In December 2017 the Pew Research Center released a report on Social & Demographic Trends in this area.
“The public has very different views about what society values most in men and what it values in women. While many say that society values honesty, morality and professional success in men, the top qualities for women are physical attractiveness and being nurturing and empathetic.
When it comes to what society values most in women, traits associated with one’s physical appearance are among the most often mentioned: 35% volunteered something having to do with physical attractiveness or beauty. Three-in-ten say that society values being nurturing and empathetic most in women, including 11% who specifically mention being a parent or caregiver and 6% who mention traits like kindness or being helpful. By contrast, significantly smaller shares of Americans say that society values physical attractiveness or being nurturing or empathetic most for men (11% each).

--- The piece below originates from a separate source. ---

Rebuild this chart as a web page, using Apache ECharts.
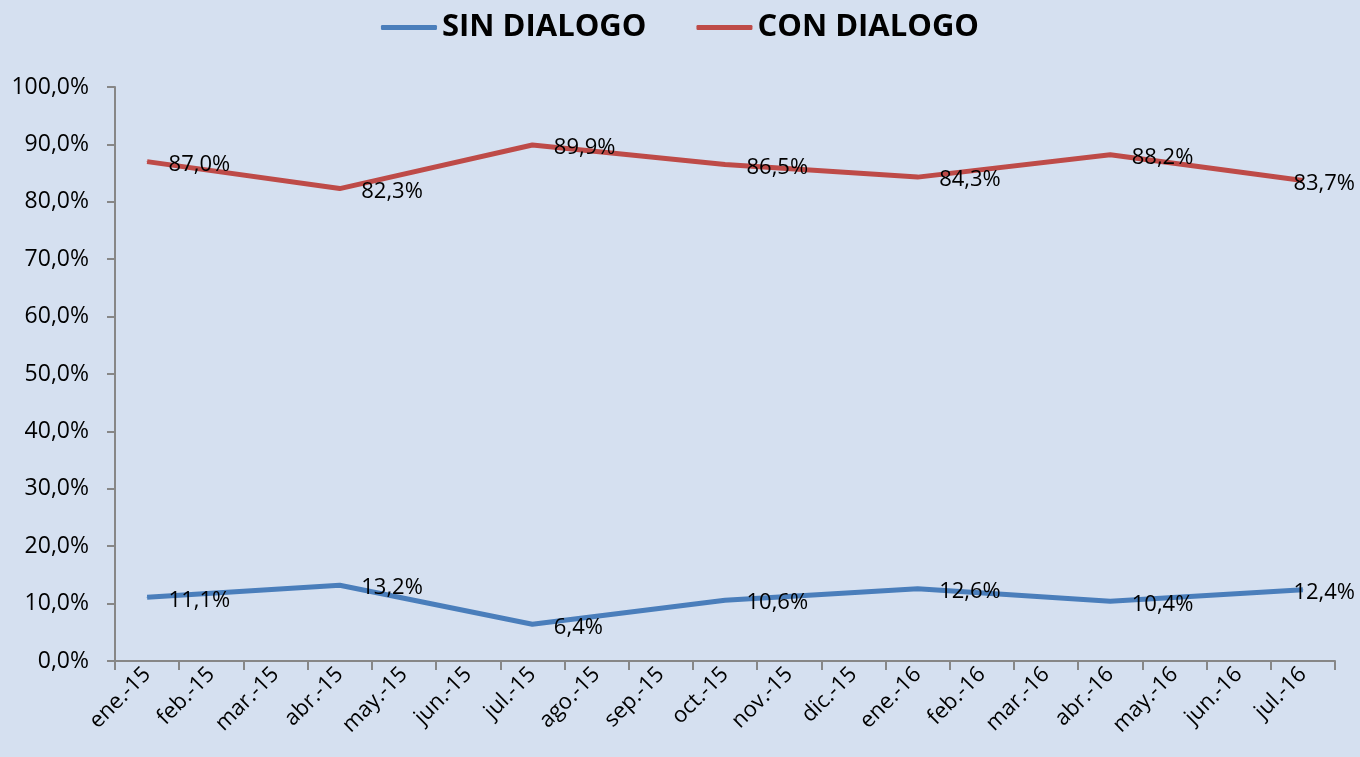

In recent years, research looking at the messages boys and men get from society about what it means to “be a man” has received increased attention. The survey asked men how much pressure they think men in general face to do each of the following: be emotionally strong, be interested in sports, be willing to throw a punch if provoked, join in when other men are talking about women in a sexual way, and have many sexual partners.
Millennial men are far more likely than older men to say men face pressure to be willing to throw a punch, to join in when other men are talking about women in a sexual way and to have many sexual partners.”2
Popular culture is a powerful force both inside the family and outside the family. I was raised to be pretty and smart–in that order. I was a girl. If one child was to go to college, my dad believed it should be his son. This was seen as a normal attitude. My mother suggested that they take it one step at a time–not confronting him directly. As a girl child, my expectations were to be carefully shaped into helpmate material, preferably an attractive helpmate.
Our play clothes as children were sturdy and easy to wear-mostly short and shirts year round. Once school began I was dressed in dresses, skirts and blouses. My brother wore trousers and shirts. As a girl I was learning to dress “like a girl”. I was learning to concern myself with other people’s (both children and adults) opinion of me and of my appearance. As a tall girl I had already broken an important expectation that girls not be taller than boys. I soon realized that as a tall girl I would always be noticed. I would not “blend in” easily. This fact made be even more aware, at an early age, of what I wore and how I wore it. My family members were all tall–my parents encouraged each of us to not slouch–to stand up straight.
Idealized images of children, teens, women, men, families, couples, houses and more entered my consciousness when I was still a child–first from newspapers, television, movies, magazines and billboards.
My favorite comic strip from the Sunday newspaper was Brenda Starr, Reporter. I was drawn to her bold confidence, her adventures, and to her wide-ranging and stylish wardrobe. Television was a new phenomena in the 1950s and our family spent many hours watching–from situation comedies to sporting events and variety shows.
Since all television is educational television, I was receiving an advanced education in expectations about the role of women. Kathleen M. Barry informed us, “When a Miss America first received her crown on television in 1954, capturing half the viewing audience, the event became an all-in-one lesson for girls in the requirements of femininity. It was also an occasion for adults to take pride in the best of American womanhood in the making.”3 Our family often watched this pageant together and probably saw that 1954 event. In the early 1960s the pageants were the highest-rated programs on American television! Here is a one minute newsreel of the 1953 Miss America Pageant. https://www.youtube.com/watch?v=JbNbHnQ9v_Y
As a child and as a girl I was attracted to these idealized, carefully orchestrated visions of women in admired settings. As the oldest girl in a large family, I’d already encountered some of the responsibilities of caring for others. Did the girl who dressed for Halloween as Little Red Riding Hood, complete with red cape and red hood, have what it takes to escape the wolf’s threats and to rescue herself and her grandmother? Did these idealized women know how to help me do that? Perhaps embracing femininity was a survival skill I needed as a girl.